(Runtime: 6 min, 51 sec; size: 77.22 MB)
Benjamin Tal, deputy chief economist, CIBC.
As we know, the real estate market was the champion of the Covid recession, and the question is why in a recession have we seen the real estate market booming with prices rising by more than 20% all over the country? So something very unique happened here, what happened is asymmetrical nature of this crisis. We have to remember most of the jobs lost during this crisis were young people, low paying occupations. Those were mostly rentals, and that’s one of the reasons why the rental market went down. Which means that many home buyers or potential home buyers did not feel the crisis financially. So if you think about it for a second, what happened here is that potential home buyers got the benefit of a recession vis-a-vis extremely low interest rates without the cost of a recession, vis-a-vis a broadly based increase in the unemployment rate, because most of those people, their job was secured, they were Zooming, their income was there, in fact it went up. So they benefited from low interest rates without the cost of being concerned about their job security.
That’s the secret behind the success of the housing market during Covid. Something that we haven’t seen before, very important to understand because usually in a recession, interest rates go down, but also the level of job insecurity goes up and people are not acting on those low interest rates. This time, that was not the case, and that’s why the housing market has been so strong.
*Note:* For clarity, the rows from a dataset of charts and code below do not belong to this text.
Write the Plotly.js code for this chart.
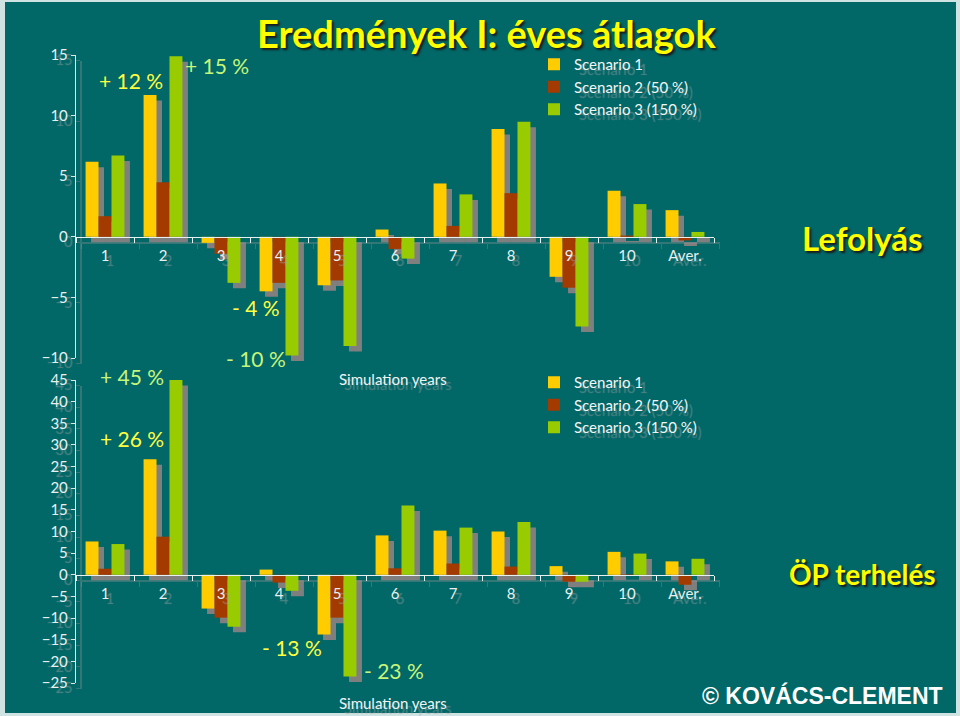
<!DOCTYPE html>
<html>
<head>
<meta charset="utf-8">
<script src="https://cdn.plot.ly/plotly-3.0.1.min.js"></script>
<style>
  html, body { margin: 0; padding: 0; background: #cfe3e3; }
  #chart { width: 960px; height: 716px; }
</style>
</head>
<body>
<div id="chart"></div>
<script>
// categories (simulation years + average)
const years = ['1', '2', '3', '4', '5', '6', '7', '8', '9', '10', 'Aver.'];
const seriesNames = ['Scenario 1', 'Scenario 2 (50 %)', 'Scenario 3 (150 %)'];

// Lefolyás (runoff) - yearly change, %
const runoffS1 = [6.2, 11.7, -0.5, -4.5, -4.0, 0.6, 4.4, 8.9, -3.3, 3.8, 2.2];
const runoffS2 = [1.7, 4.5, -1.4, -3.8, -3.6, -1.0, 0.9, 3.6, -4.2, 0.1, -0.3];
const runoffS3 = [6.7, 14.9, -3.8, -9.8, -9.0, -1.8, 3.5, 9.5, -7.4, 2.7, 0.4];

// ÖP terhelés (total P load) - yearly change, %
const loadS1 = [7.7, 26.7, -7.8, 1.2, -13.8, 9.1, 10.2, 10.0, 2.0, 5.3, 3.1];
const loadS2 = [1.4, 8.8, -9.9, -1.8, -9.9, 1.5, 2.6, 1.9, -1.6, 0.1, -2.3];
const loadS3 = [7.1, 45.7, -12.0, -3.7, -23.5, 16.0, 10.9, 12.2, -1.6, 4.9, 3.7];

const runoffTicks = [-10, -5, 0, 5, 10, 15];
const loadTicks = [-25, -20, -15, -10, -5, 0, 5, 10, 15, 20, 25, 30, 35, 40, 45];

const colors = ['#ffcc00', '#a33a00', '#99cc00'];
const shadowColor = '#7f7f7f';
const teal = '#016767';

const W = 960, H = 716;
const px = v => v / W;
const py = v => 1 - v / H;

// plot areas (pixels)
const xDom = [px(76), px(714)];
const topDom = [py(358), py(55)];
const botDom = [py(683), py(380)];
const topRange = [-10, 15];
const botRange = [-25, 45];
const dx = 5.5 / W, dy = 5.5 / H;

function zeroPos(dom, range) {
  return dom[0] + (0 - range[0]) / (range[1] - range[0]) * (dom[1] - dom[0]);
}

const textShadow = '5px 5px 1px rgba(165,165,165,0.5)';
const labelFont = { family: 'Lato, "Open Sans", sans-serif', size: 15, color: '#e8f0f0', shadow: textShadow };

const traces = [];
const topVals = [runoffS1, runoffS2, runoffS3];
const botVals = [loadS1, loadS2, loadS3];

// shadows first (drawn underneath)
topVals.forEach(v => traces.push({
  type: 'bar', x: years, y: v, xaxis: 'x', yaxis: 'y',
  marker: { color: shadowColor, line: { width: 0 } }, showlegend: false, hoverinfo: 'skip'
}));
botVals.forEach(v => traces.push({
  type: 'bar', x: years, y: v, xaxis: 'x2', yaxis: 'y2',
  marker: { color: shadowColor, line: { width: 0 } }, showlegend: false, hoverinfo: 'skip'
}));
topVals.forEach((v, i) => traces.push({
  type: 'bar', x: years, y: v, xaxis: 'x3', yaxis: 'y3', name: seriesNames[i],
  marker: { color: colors[i], line: { width: 0 } }, legend: 'legend'
}));
botVals.forEach((v, i) => traces.push({
  type: 'bar', x: years, y: v, xaxis: 'x4', yaxis: 'y4', name: seriesNames[i],
  marker: { color: colors[i], line: { width: 0 } }, legend: 'legend2'
}));

function xAxis(dom, range, shadow) {
  const pos = zeroPos(dom, range);
  return {
    domain: shadow ? [xDom[0] + dx, xDom[1] + dx] : xDom,
    anchor: 'free', position: shadow ? pos - dy : pos, type: 'category',
    showline: true, linecolor: shadow ? 'rgba(150,150,150,0.35)' : '#e8f0f0', linewidth: 1.5,
    ticks: 'outside', tickson: 'boundaries', ticklen: 5, tickcolor: shadow ? 'rgba(150,150,150,0.35)' : '#e8f0f0',
    showticklabels: !shadow, tickfont: labelFont, ticklabelstandoff: 5,
    showgrid: false, zeroline: false, fixedrange: true
  };
}
function yAxis(dom, range, ticks, anchor, shadow) {
  return {
    domain: shadow ? [dom[0] - dy, dom[1] - dy] : dom,
    anchor: anchor, range: range, tickvals: ticks,
    showline: true, linecolor: shadow ? 'rgba(150,150,150,0.35)' : '#dce8e8', linewidth: 1.2,
    ticks: 'outside', ticklen: 4, tickcolor: shadow ? 'rgba(150,150,150,0.35)' : '#dce8e8',
    showticklabels: !shadow, tickfont: labelFont,
    showgrid: false, zeroline: false, fixedrange: true
  };
}

const pctFont = (c) => ({ family: 'Lato, "Open Sans", sans-serif', size: 21, color: c });
const yel = '#ffff40', grn = '#c6f57a';
const headFont = { family: 'Lato, "Liberation Sans", sans-serif', size: 38, color: '#ffff00', weight: 700, shadow: '2px 2px 2px #1a1a1a' };
const sideFont = (s) => ({ family: 'Lato, "Liberation Sans", sans-serif', size: s, color: '#ffff00', weight: 700, shadow: '2px 2px 2px #1a1a1a' });
const simFont = { family: 'Lato, "Open Sans", sans-serif', size: 15, color: '#f0f4f4', shadow: textShadow };
const legendFont = { family: 'Lato, "Open Sans", sans-serif', size: 15, color: '#f2f5f5', shadow: textShadow };

function note(text, x, y, font) {
  return { text: text, xref: 'paper', yref: 'paper', x: px(x), y: py(y),
    xanchor: 'center', yanchor: 'middle', showarrow: false, font: font };
}

const layout = {
  width: W, height: H, autosize: false,
  margin: { l: 0, r: 0, t: 0, b: 0 },
  paper_bgcolor: '#cfe3e3', plot_bgcolor: 'rgba(0,0,0,0)',
  barmode: 'group', bargap: 0.33, bargroupgap: 0,
  font: { family: 'Lato, sans-serif', color: '#ffffff' },
  xaxis: xAxis(topDom, topRange, true),
  yaxis: yAxis(topDom, topRange, runoffTicks, 'x', true),
  xaxis2: xAxis(botDom, botRange, true),
  yaxis2: yAxis(botDom, botRange, loadTicks, 'x2', true),
  xaxis3: xAxis(topDom, topRange, false),
  yaxis3: yAxis(topDom, topRange, runoffTicks, 'x3', false),
  xaxis4: xAxis(botDom, botRange, false),
  yaxis4: yAxis(botDom, botRange, loadTicks, 'x4', false),
  legend: {
    x: px(534), y: py(48), xanchor: 'left', yanchor: 'top',
    bgcolor: 'rgba(0,0,0,0)', borderwidth: 0, traceorder: 'normal', font: legendFont
  },
  legend2: {
    x: px(534), y: py(366), xanchor: 'left', yanchor: 'top',
    bgcolor: 'rgba(0,0,0,0)', borderwidth: 0, traceorder: 'normal', font: legendFont
  },
  shapes: [{
    type: 'rect', xref: 'paper', yref: 'paper', layer: 'below',
    x0: px(5), x1: px(956), y0: py(713), y1: py(2),
    fillcolor: teal, line: { width: 0 }
  }],
  annotations: [
    note('Eredmények I: éves átlagok', 486, 33, headFont),
    note('Lefolyás', 862, 238, sideFont(33)),
    note('ÖP terhelés', 862, 574, sideFont(28)),
    note('© KOVÁCS-CLEMENT', 822, 695, { family: '"Liberation Sans", Arial, sans-serif', size: 23, color: '#ffffff', weight: 700 }),
    note('+ 12 %', 131, 80, pctFont(yel)),
    note('+ 15 %', 217, 65, pctFont(grn)),
    note('- 4 %', 256, 307, pctFont(yel)),
    note('- 10 %', 256, 358, pctFont(grn)),
    note('+ 45 %', 132, 376, pctFont(grn)),
    note('+ 26 %', 132, 438, pctFont(yel)),
    note('- 13 %', 292, 647, pctFont(yel)),
    note('- 23 %', 394, 670, pctFont(grn)),
    note('Simulation years', 393, 379, simFont),
    note('Simulation years', 393, 703, simFont)
  ]
};

Plotly.newPlot('chart', traces, layout, { displayModeBar: false, staticPlot: true });
</script>
</body>
</html>
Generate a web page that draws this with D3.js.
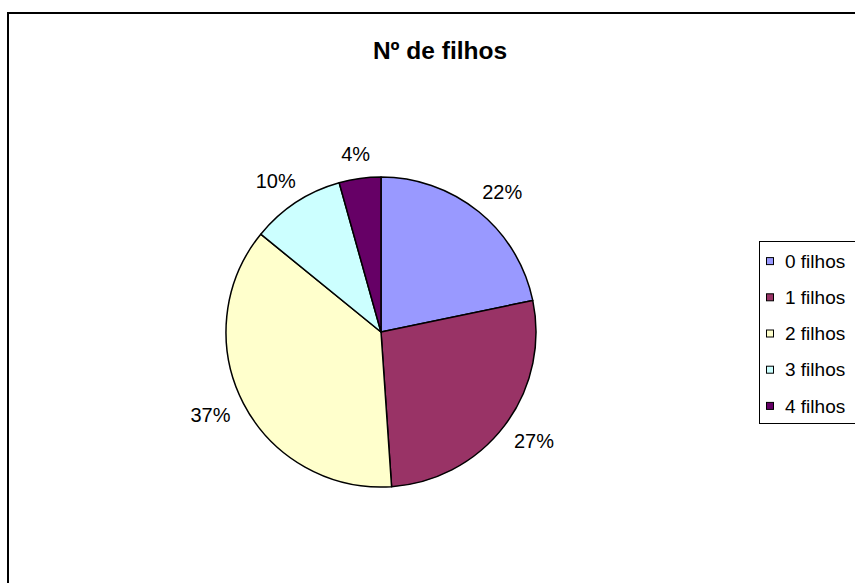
<!DOCTYPE html>
<html>
<head>
<meta charset="utf-8">
<script src="https://cdn.jsdelivr.net/npm/d3@7"></script>
<style>
  body { margin: 0; background: #fff; }
  text { font-family: "Liberation Sans", Arial, sans-serif; }
</style>
</head>
<body>
<svg id="chart" width="855" height="583"></svg>
<script>
// data (slice counts, shown as percentages)
var categories = ["0 filhos", "1 filhos", "2 filhos", "3 filhos", "4 filhos"];
var values = [20, 25, 34, 9, 4];
var colors = ["#9999ff", "#993366", "#ffffcc", "#ccffff", "#660066"];
var title = "Nº de filhos";

var svg = d3.select("#chart");

var cx = 381, cy = 332, radius = 155;

// chart area frame (runs off the right and bottom edge)
svg.append("rect")
  .attr("x", 8).attr("y", 13)
  .attr("width", 900).attr("height", 620)
  .attr("fill", "#fff")
  .attr("stroke", "#000")
  .attr("stroke-width", 2);

svg.append("text")
  .attr("x", 440).attr("y", 59)
  .attr("text-anchor", "middle")
  .attr("font-size", 24.5)
  .attr("font-weight", "bold")
  .text(title);

var color = d3.scaleOrdinal().domain(categories).range(colors);

var pie = d3.pie().sort(null).value(function(d, i) { return values[i]; });
var arcs = pie(categories);

var arc = d3.arc().innerRadius(0).outerRadius(radius);

var g = svg.append("g").attr("transform", "translate(" + cx + "," + cy + ")");

g.selectAll(".slice").data(arcs)
  .enter().append("path")
  .attr("class", "slice")
  .attr("d", arc)
  .attr("fill", function(d) { return color(d.data); })
  .attr("stroke", "#000")
  .attr("stroke-width", 1.5)
  .attr("stroke-linejoin", "round");

// labels: box edge kept at a fixed distance outside the pie, like excel does
var total = d3.sum(values);
var labelR = 172, labelH = 16;
g.selectAll(".lbl").data(arcs)
  .enter().append("text")
  .attr("class", "lbl")
  .attr("text-anchor", "middle")
  .attr("dy", "0.35em")
  .attr("font-size", 20)
  .text(function(d) { return Math.round(d.value / total * 100) + "%"; })
  .attr("transform", function(d) {
    var a = (d.startAngle + d.endAngle) / 2;
    var w = this.getComputedTextLength();
    var sx = Math.sin(a), sy = -Math.cos(a);
    var px = labelR * sx + w / 2 * sx;
    var py = labelR * sy + labelH / 2 * sy;
    return "translate(" + px + "," + py + ")";
  });

// legend
var ly = d3.scaleBand().domain(categories).range([243, 424]);

svg.append("rect")
  .attr("x", 759.5).attr("y", 241.5)
  .attr("width", 120).attr("height", 182)
  .attr("fill", "#fff")
  .attr("stroke", "#000")
  .attr("stroke-width", 1);

var item = svg.selectAll(".leg").data(categories)
  .enter().append("g")
  .attr("class", "leg")
  .attr("transform", function(d) { return "translate(0," + (ly(d) + ly.bandwidth() / 2) + ")"; });

item.append("rect")
  .attr("x", 766.5).attr("y", -3.5)
  .attr("width", 7).attr("height", 7)
  .attr("fill", function(d) { return color(d); })
  .attr("stroke", "#000")
  .attr("stroke-width", 1);

item.append("text")
  .attr("x", 785).attr("dy", "0.35em")
  .attr("font-size", 19)
  .text(function(d) { return d; });
</script>
</body>
</html>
Now, it has been too strong, because now the housing market is slowing down, just to give you a sense, clearly sales were down over the past few months and now it’s starting to stabilize. But the market is slowing down, not because it is weak, it is slowing down because it is strong. What I mean by that, if we look at some numbers, before the crisis, unit sales per month was about 50,000 a unit. It went up actually to 70… 80,000 during Covid and then it’s going down. But still it’s about 10,000 units above what it was before the crisis. That’s still a very strong market and inventories are at a record low.
We have seen a few things happening here that I think we have to take into account. One, and people have to understand that, is gifting. The amount of gifting in the market is something that we haven’t seen before. Namely, parents providing money for a down payment. We have seen a situation in which the number of first time home buyers that now receive a gift in Canada is basically 30%. Almost one out of three first time home buyers get a gift, that’s a significant number, a record high. In addition, mover uppers, 10% of them still get a gift from their parents.
We are in the midst of the largest transfer of wealth in Canadian history and most of it is going to housing to pay for a down payment. In addition, we have seen a 20% increase cosigning with parents, assuming some of the debt or the total amount of debt. That’s something that we haven’t seen before, and we have seen a significant increase in investment in the condo space, designed to buy a unit for kids. So this family money transfer is a big factor that we cannot ignore, impacting the trajectory of the housing market. Just to give you a sense for mover uppers in Toronto, the average gift is about $250,000. In Vancouver, the average gift is $340,000. So we are talking about a lot of money, that is a game changer. This is one aspect that we have to discuss and understand.
The second, is okay… The market is doing fine, the fundamentals are strong, but what happens when interest rates rise? It is true that as a society, we are much more sensitive to the risk of higher interest rates. And we know that interest rates will be rising, the only debate is how quickly? What will be the impact on the housing market? So here we have two factors. One is new buyers, potential buyers, and here I see a significant softening. For example, for current levels, if you raise in rates by 1%, it’ll cost the average buyer roughly $230 per month extra. This is not insignificant, and we expect the actual interest to be more than 100 basis points. This can actually slow down originations in a very significant way, and that’s actually a good thing because the market has to slow down.
What about people that are going to renew their mortgages? Here actually, many of them are isolated and actually immune to any increase over the next few years, because their actual rate is higher than the current rate. And we estimate that interest rates have to rise by about 100 basis points before people that will be renewing over the next few years will feel the pain, so many of them have this immunity. However, if you took a mortgage in 2020 and 2021, and we have seen a huge increase in originations about 60% during Covid in 20 and 21… This cohort will not be protected because interest rates are much lower and therefore any increase in interest rates from this point will be felt 100%. And that will actually have some negative impact on their ability to consume other things, and therefore will have some microeconomic implications.
I do believe, however, that when it comes to… Especially the low-rise segment of the market, especially in cities like Toronto, Vancouver, Montreal, Ottawa, we have seen a situation in which we are reaching a resistance level when it comes to price. Price is simply too high, and therefore we see the move towards the condo space. Not only new construction, but also the resale market, and we have seen a situation in which this space, the condo space, high-rise is actually moving very quickly fueled by demand from investors. As well as the fact that people realize that the city is back, therefore condos are back, and also it’s the only affordable channel given the huge increase in low-rise detached housing, as far as their price is concerned. The only thing that can derail this market is the policy error. Namely the risk that the Bank of Canada or The Fed will start raising interest rates way too quickly to chase inflation, and that’s something that can derail the market because the enemy of the market, again is not rising or higher interest rates. It is rapidly rising interest rates.